DATASET CONTENT:
** begin **
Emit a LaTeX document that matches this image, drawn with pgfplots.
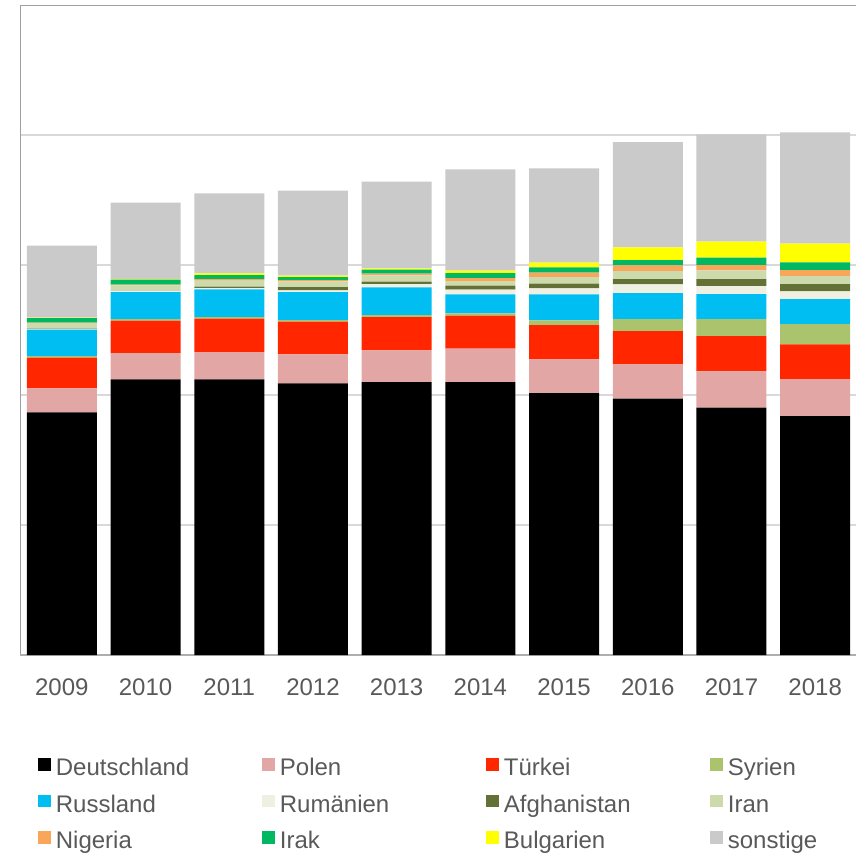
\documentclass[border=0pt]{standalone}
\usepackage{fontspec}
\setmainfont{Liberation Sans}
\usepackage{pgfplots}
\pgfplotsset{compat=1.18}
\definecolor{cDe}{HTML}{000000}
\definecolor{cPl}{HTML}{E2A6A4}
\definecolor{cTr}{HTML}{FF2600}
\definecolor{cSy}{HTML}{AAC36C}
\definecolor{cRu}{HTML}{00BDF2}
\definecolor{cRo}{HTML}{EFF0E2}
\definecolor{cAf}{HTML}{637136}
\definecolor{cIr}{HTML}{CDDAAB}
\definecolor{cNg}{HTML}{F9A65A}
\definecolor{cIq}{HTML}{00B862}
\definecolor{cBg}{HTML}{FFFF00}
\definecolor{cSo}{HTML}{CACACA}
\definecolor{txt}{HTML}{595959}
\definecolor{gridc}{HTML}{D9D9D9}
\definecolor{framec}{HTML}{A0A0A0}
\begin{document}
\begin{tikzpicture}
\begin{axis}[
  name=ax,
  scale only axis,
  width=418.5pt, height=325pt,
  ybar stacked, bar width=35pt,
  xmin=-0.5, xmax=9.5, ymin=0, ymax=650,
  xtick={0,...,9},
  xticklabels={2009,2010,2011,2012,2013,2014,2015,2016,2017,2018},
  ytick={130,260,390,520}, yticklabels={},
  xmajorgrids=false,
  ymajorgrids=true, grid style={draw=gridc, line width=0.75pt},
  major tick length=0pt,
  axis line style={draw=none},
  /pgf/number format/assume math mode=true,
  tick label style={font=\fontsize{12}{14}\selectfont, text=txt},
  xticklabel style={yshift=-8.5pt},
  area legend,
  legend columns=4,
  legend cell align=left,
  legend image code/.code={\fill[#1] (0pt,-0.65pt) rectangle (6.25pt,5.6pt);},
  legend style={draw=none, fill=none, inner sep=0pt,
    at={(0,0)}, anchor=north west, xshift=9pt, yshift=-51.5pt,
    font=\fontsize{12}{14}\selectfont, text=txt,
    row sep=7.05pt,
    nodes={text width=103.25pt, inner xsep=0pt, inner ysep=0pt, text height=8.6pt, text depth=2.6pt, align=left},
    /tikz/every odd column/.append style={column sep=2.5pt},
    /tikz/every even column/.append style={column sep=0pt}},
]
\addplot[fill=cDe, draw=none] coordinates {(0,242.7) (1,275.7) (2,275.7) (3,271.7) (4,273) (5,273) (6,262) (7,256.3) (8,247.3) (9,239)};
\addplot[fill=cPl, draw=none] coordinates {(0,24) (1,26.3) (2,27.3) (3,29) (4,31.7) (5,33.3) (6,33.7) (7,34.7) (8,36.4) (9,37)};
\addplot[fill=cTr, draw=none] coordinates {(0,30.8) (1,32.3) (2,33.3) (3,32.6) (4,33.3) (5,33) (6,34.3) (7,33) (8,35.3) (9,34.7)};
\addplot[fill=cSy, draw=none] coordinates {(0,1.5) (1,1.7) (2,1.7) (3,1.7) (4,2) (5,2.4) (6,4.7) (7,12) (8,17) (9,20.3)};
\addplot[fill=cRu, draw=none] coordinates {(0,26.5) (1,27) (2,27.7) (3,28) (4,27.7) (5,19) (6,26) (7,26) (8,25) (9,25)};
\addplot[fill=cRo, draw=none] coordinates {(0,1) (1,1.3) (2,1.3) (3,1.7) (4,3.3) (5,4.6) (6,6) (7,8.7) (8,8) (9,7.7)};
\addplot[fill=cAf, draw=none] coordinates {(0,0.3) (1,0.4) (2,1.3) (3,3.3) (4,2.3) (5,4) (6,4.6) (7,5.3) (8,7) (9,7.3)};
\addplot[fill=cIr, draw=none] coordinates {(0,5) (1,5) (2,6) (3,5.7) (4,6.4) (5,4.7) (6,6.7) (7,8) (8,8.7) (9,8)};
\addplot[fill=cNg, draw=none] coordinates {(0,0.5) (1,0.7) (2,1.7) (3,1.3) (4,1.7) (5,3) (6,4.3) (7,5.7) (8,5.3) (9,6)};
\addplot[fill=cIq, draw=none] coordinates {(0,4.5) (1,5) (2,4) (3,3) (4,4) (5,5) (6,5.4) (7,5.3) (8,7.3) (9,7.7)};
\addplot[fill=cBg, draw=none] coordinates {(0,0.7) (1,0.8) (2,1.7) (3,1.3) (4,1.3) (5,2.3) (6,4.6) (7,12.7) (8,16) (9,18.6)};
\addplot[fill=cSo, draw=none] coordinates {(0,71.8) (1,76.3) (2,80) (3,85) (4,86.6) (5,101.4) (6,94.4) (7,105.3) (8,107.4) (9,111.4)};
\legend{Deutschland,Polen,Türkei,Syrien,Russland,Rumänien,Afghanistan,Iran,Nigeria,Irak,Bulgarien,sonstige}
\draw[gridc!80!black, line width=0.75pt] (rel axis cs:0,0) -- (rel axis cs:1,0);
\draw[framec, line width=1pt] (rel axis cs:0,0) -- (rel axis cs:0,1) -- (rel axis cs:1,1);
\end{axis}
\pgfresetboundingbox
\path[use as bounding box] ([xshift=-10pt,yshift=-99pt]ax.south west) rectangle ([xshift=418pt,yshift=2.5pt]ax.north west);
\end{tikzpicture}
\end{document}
** end **
Retype the whole listing, keeping every line identical and omitting all pictures.

Emit a LaTeX document that matches this image, drawn with pgfplots.
\documentclass[border=0pt]{standalone}
\usepackage{fontspec}
\setmainfont{Liberation Sans}
\usepackage{pgfplots}
\pgfplotsset{compat=1.18}
\definecolor{cDe}{HTML}{000000}
\definecolor{cPl}{HTML}{E2A6A4}
\definecolor{cTr}{HTML}{FF2600}
\definecolor{cSy}{HTML}{AAC36C}
\definecolor{cRu}{HTML}{00BDF2}
\definecolor{cRo}{HTML}{EFF0E2}
\definecolor{cAf}{HTML}{637136}
\definecolor{cIr}{HTML}{CDDAAB}
\definecolor{cNg}{HTML}{F9A65A}
\definecolor{cIq}{HTML}{00B862}
\definecolor{cBg}{HTML}{FFFF00}
\definecolor{cSo}{HTML}{CACACA}
\definecolor{txt}{HTML}{595959}
\definecolor{gridc}{HTML}{D9D9D9}
\definecolor{framec}{HTML}{A0A0A0}
\begin{document}
\begin{tikzpicture}
\begin{axis}[
  name=ax,
  scale only axis,
  width=418.5pt, height=325pt,
  ybar stacked, bar width=35pt,
  xmin=-0.5, xmax=9.5, ymin=0, ymax=650,
  xtick={0,...,9},
  xticklabels={2009,2010,2011,2012,2013,2014,2015,2016,2017,2018},
  ytick={130,260,390,520}, yticklabels={},
  xmajorgrids=false,
  ymajorgrids=true, grid style={draw=gridc, line width=0.75pt},
  major tick length=0pt,
  axis line style={draw=none},
  /pgf/number format/assume math mode=true,
  tick label style={font=\fontsize{12}{14}\selectfont, text=txt},
  xticklabel style={yshift=-8.5pt},
  area legend,
  legend columns=4,
  legend cell align=left,
  legend image code/.code={\fill[#1] (0pt,-0.65pt) rectangle (6.25pt,5.6pt);},
  legend style={draw=none, fill=none, inner sep=0pt,
    at={(0,0)}, anchor=north west, xshift=9pt, yshift=-51.5pt,
    font=\fontsize{12}{14}\selectfont, text=txt,
    row sep=7.05pt,
    nodes={text width=103.25pt, inner xsep=0pt, inner ysep=0pt, text height=8.6pt, text depth=2.6pt, align=left},
    /tikz/every odd column/.append style={column sep=2.5pt},
    /tikz/every even column/.append style={column sep=0pt}},
]
\addplot[fill=cDe, draw=none] coordinates {(0,242.7) (1,275.7) (2,275.7) (3,271.7) (4,273) (5,273) (6,262) (7,256.3) (8,247.3) (9,239)};
\addplot[fill=cPl, draw=none] coordinates {(0,24) (1,26.3) (2,27.3) (3,29) (4,31.7) (5,33.3) (6,33.7) (7,34.7) (8,36.4) (9,37)};
\addplot[fill=cTr, draw=none] coordinates {(0,30.8) (1,32.3) (2,33.3) (3,32.6) (4,33.3) (5,33) (6,34.3) (7,33) (8,35.3) (9,34.7)};
\addplot[fill=cSy, draw=none] coordinates {(0,1.5) (1,1.7) (2,1.7) (3,1.7) (4,2) (5,2.4) (6,4.7) (7,12) (8,17) (9,20.3)};
\addplot[fill=cRu, draw=none] coordinates {(0,26.5) (1,27) (2,27.7) (3,28) (4,27.7) (5,19) (6,26) (7,26) (8,25) (9,25)};
\addplot[fill=cRo, draw=none] coordinates {(0,1) (1,1.3) (2,1.3) (3,1.7) (4,3.3) (5,4.6) (6,6) (7,8.7) (8,8) (9,7.7)};
\addplot[fill=cAf, draw=none] coordinates {(0,0.3) (1,0.4) (2,1.3) (3,3.3) (4,2.3) (5,4) (6,4.6) (7,5.3) (8,7) (9,7.3)};
\addplot[fill=cIr, draw=none] coordinates {(0,5) (1,5) (2,6) (3,5.7) (4,6.4) (5,4.7) (6,6.7) (7,8) (8,8.7) (9,8)};
\addplot[fill=cNg, draw=none] coordinates {(0,0.5) (1,0.7) (2,1.7) (3,1.3) (4,1.7) (5,3) (6,4.3) (7,5.7) (8,5.3) (9,6)};
\addplot[fill=cIq, draw=none] coordinates {(0,4.5) (1,5) (2,4) (3,3) (4,4) (5,5) (6,5.4) (7,5.3) (8,7.3) (9,7.7)};
\addplot[fill=cBg, draw=none] coordinates {(0,0.7) (1,0.8) (2,1.7) (3,1.3) (4,1.3) (5,2.3) (6,4.6) (7,12.7) (8,16) (9,18.6)};
\addplot[fill=cSo, draw=none] coordinates {(0,71.8) (1,76.3) (2,80) (3,85) (4,86.6) (5,101.4) (6,94.4) (7,105.3) (8,107.4) (9,111.4)};
\legend{Deutschland,Polen,Türkei,Syrien,Russland,Rumänien,Afghanistan,Iran,Nigeria,Irak,Bulgarien,sonstige}
\draw[gridc!80!black, line width=0.75pt] (rel axis cs:0,0) -- (rel axis cs:1,0);
\draw[framec, line width=1pt] (rel axis cs:0,0) -- (rel axis cs:0,1) -- (rel axis cs:1,1);
\end{axis}
\pgfresetboundingbox
\path[use as bounding box] ([xshift=-10pt,yshift=-99pt]ax.south west) rectangle ([xshift=418pt,yshift=2.5pt]ax.north west);
\end{tikzpicture}
\end{document}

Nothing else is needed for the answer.